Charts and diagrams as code
######

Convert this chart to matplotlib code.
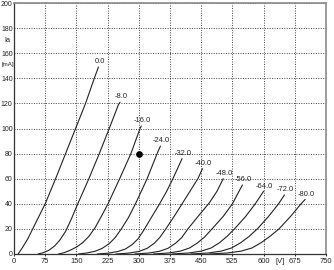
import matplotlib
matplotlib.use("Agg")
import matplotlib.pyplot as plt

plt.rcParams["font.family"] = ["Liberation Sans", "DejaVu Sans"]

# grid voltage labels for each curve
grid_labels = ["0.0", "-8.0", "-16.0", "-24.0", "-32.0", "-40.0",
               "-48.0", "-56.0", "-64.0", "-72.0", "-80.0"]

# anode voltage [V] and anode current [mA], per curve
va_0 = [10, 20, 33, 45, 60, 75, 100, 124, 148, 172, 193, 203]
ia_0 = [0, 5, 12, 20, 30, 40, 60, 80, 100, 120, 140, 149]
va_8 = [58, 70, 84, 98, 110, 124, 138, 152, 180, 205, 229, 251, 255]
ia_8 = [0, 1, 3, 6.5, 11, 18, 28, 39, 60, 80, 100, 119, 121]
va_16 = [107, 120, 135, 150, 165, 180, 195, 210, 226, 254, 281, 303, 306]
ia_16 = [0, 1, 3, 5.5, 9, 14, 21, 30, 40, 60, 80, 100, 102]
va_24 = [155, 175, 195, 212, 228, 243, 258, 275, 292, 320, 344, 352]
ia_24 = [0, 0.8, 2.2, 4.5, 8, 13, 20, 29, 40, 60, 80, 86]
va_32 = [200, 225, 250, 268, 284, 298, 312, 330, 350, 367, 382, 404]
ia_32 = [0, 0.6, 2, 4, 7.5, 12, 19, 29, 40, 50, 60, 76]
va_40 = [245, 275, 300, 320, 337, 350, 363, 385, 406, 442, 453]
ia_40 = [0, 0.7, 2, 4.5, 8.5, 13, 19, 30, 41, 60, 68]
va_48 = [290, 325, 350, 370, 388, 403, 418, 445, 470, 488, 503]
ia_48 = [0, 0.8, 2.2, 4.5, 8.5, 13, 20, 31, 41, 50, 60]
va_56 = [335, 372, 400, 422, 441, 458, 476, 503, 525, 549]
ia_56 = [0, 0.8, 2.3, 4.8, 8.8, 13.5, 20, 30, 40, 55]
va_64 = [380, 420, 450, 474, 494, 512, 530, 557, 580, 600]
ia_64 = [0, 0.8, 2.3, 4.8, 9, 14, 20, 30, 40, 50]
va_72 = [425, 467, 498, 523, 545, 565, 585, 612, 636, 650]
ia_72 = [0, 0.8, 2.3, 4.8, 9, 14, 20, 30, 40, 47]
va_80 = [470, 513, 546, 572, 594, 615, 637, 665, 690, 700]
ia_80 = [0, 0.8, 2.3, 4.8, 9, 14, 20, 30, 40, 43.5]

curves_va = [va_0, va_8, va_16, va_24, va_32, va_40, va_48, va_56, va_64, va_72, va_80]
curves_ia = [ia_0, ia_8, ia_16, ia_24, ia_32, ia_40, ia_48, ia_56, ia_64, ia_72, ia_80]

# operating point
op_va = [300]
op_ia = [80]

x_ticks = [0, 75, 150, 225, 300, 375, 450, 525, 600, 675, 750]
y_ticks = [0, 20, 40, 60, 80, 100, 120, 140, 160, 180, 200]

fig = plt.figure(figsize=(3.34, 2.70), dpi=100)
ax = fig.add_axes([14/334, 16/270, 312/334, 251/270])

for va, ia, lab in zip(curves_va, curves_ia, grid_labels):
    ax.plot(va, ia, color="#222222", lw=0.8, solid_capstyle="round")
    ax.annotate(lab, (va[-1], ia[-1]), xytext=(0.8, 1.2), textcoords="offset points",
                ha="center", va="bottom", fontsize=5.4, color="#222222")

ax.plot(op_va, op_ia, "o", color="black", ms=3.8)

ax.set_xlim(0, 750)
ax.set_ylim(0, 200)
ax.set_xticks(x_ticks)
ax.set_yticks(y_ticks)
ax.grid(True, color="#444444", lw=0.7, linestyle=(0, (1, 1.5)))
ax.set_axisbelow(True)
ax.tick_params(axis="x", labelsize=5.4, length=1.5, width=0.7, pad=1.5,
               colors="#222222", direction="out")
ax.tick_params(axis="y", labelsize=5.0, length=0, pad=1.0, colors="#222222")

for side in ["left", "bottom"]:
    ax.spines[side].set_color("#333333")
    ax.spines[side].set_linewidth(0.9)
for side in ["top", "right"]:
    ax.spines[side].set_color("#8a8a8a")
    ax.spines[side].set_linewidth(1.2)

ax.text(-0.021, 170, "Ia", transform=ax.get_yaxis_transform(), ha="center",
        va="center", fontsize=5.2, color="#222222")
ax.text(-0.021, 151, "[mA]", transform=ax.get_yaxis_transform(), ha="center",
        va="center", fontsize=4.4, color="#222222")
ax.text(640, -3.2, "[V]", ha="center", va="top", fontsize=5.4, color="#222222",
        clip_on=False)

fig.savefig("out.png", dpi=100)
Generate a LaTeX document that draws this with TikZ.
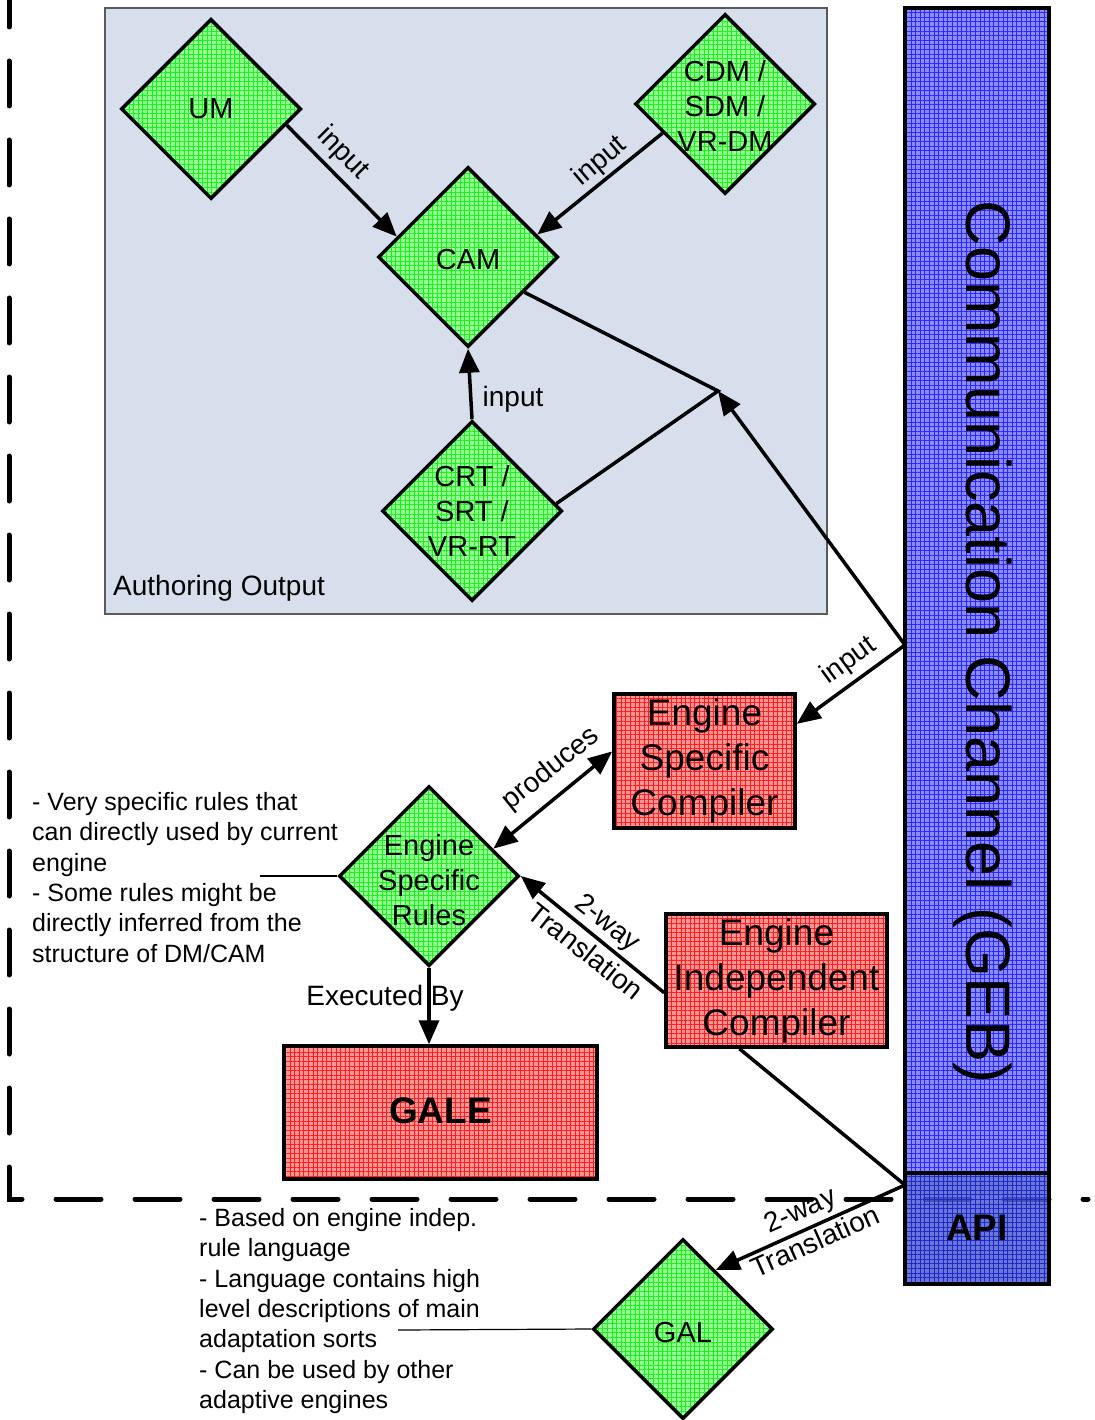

######

The lines from the top of the data above through the one holding "30, 40, 43.5]" are to be repeated exactly, and only those, with no pictures.

Convert this chart to matplotlib code.
import matplotlib
matplotlib.use("Agg")
import matplotlib.pyplot as plt

plt.rcParams["font.family"] = ["Liberation Sans", "DejaVu Sans"]

# grid voltage labels for each curve
grid_labels = ["0.0", "-8.0", "-16.0", "-24.0", "-32.0", "-40.0",
               "-48.0", "-56.0", "-64.0", "-72.0", "-80.0"]

# anode voltage [V] and anode current [mA], per curve
va_0 = [10, 20, 33, 45, 60, 75, 100, 124, 148, 172, 193, 203]
ia_0 = [0, 5, 12, 20, 30, 40, 60, 80, 100, 120, 140, 149]
va_8 = [58, 70, 84, 98, 110, 124, 138, 152, 180, 205, 229, 251, 255]
ia_8 = [0, 1, 3, 6.5, 11, 18, 28, 39, 60, 80, 100, 119, 121]
va_16 = [107, 120, 135, 150, 165, 180, 195, 210, 226, 254, 281, 303, 306]
ia_16 = [0, 1, 3, 5.5, 9, 14, 21, 30, 40, 60, 80, 100, 102]
va_24 = [155, 175, 195, 212, 228, 243, 258, 275, 292, 320, 344, 352]
ia_24 = [0, 0.8, 2.2, 4.5, 8, 13, 20, 29, 40, 60, 80, 86]
va_32 = [200, 225, 250, 268, 284, 298, 312, 330, 350, 367, 382, 404]
ia_32 = [0, 0.6, 2, 4, 7.5, 12, 19, 29, 40, 50, 60, 76]
va_40 = [245, 275, 300, 320, 337, 350, 363, 385, 406, 442, 453]
ia_40 = [0, 0.7, 2, 4.5, 8.5, 13, 19, 30, 41, 60, 68]
va_48 = [290, 325, 350, 370, 388, 403, 418, 445, 470, 488, 503]
ia_48 = [0, 0.8, 2.2, 4.5, 8.5, 13, 20, 31, 41, 50, 60]
va_56 = [335, 372, 400, 422, 441, 458, 476, 503, 525, 549]
ia_56 = [0, 0.8, 2.3, 4.8, 8.8, 13.5, 20, 30, 40, 55]
va_64 = [380, 420, 450, 474, 494, 512, 530, 557, 580, 600]
ia_64 = [0, 0.8, 2.3, 4.8, 9, 14, 20, 30, 40, 50]
va_72 = [425, 467, 498, 523, 545, 565, 585, 612, 636, 650]
ia_72 = [0, 0.8, 2.3, 4.8, 9, 14, 20, 30, 40, 47]
va_80 = [470, 513, 546, 572, 594, 615, 637, 665, 690, 700]
ia_80 = [0, 0.8, 2.3, 4.8, 9, 14, 20, 30, 40, 43.5]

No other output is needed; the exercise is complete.